Reputation: 55
I have dataframe where I need to group by column x and change all the values of column a in every group to a calculated, but constant value for each group.
I start with a dataframe like this:
x | a | b
------+------+-----
a | -1 | ...
b | -1 | ...
c | -1 | ...
a | -1 | ...
b | -1 | ...
c | -1 | ...
and want to transform it to the dataframe below by grouping by column x and changing column a to the return of function f
p = ["k", "l"]
def f(group_number, list):
return list[group_number % len(list)]
x | a | b
------+-------------------+-----
a | f(ngroup(a), p) | ...
b | f(ngroup(b), p) | ...
c | f(ngroup(c), p) | ...
a | f(ngroup(a), p) | ...
b | f(ngroup(b), p) | ...
c | f(ngroup(c), p) | ...
ngroup is some function that does exactly what pandas.core.groupby.GroupBy.ngroup() does- it returns a number for every group.

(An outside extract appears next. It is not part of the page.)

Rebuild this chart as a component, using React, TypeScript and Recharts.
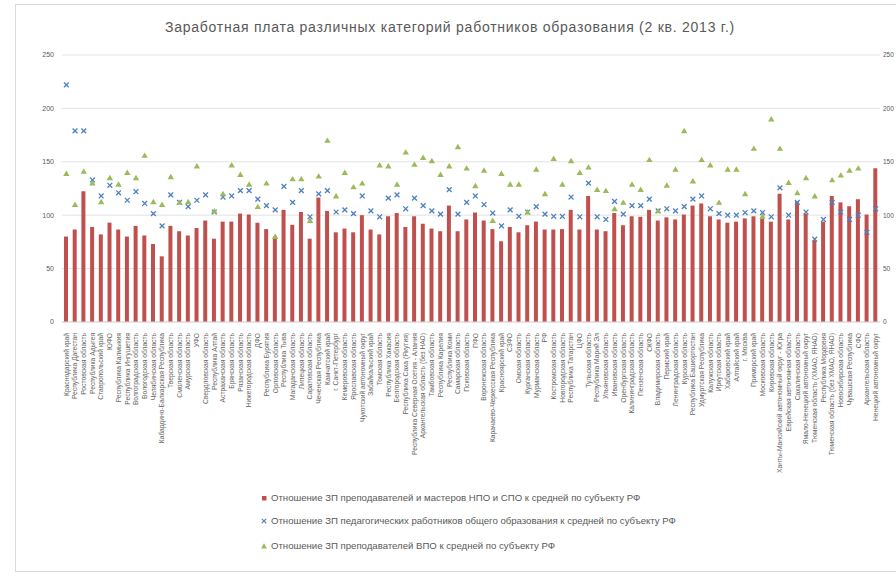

The overall result should be
x | a | b
------+-----+-----
a | k | ...
b | l | ...
c | k | ...
a | k | ...
b | l | ...
c | k | ...
where all entries with a have the same value (k), all with b have value l and all with c have value k, too.
How can I achieve this?
Upvotes: 0
Views: 53
Reputation: 148890
What you want to do is
df['a'] = p[df.groupby('x').ngroup() % len(p)] # TypeError here
Unfortunately, you cannot directly broadcast to a Python list so this will raise a
TypeError: list indices must be integers or slices, not Series
But numpy ndarrays allow it, so you can just do:
df['a'] = np.array(p)[df.groupby('x').ngroup() % len(p)]
Upvotes: 1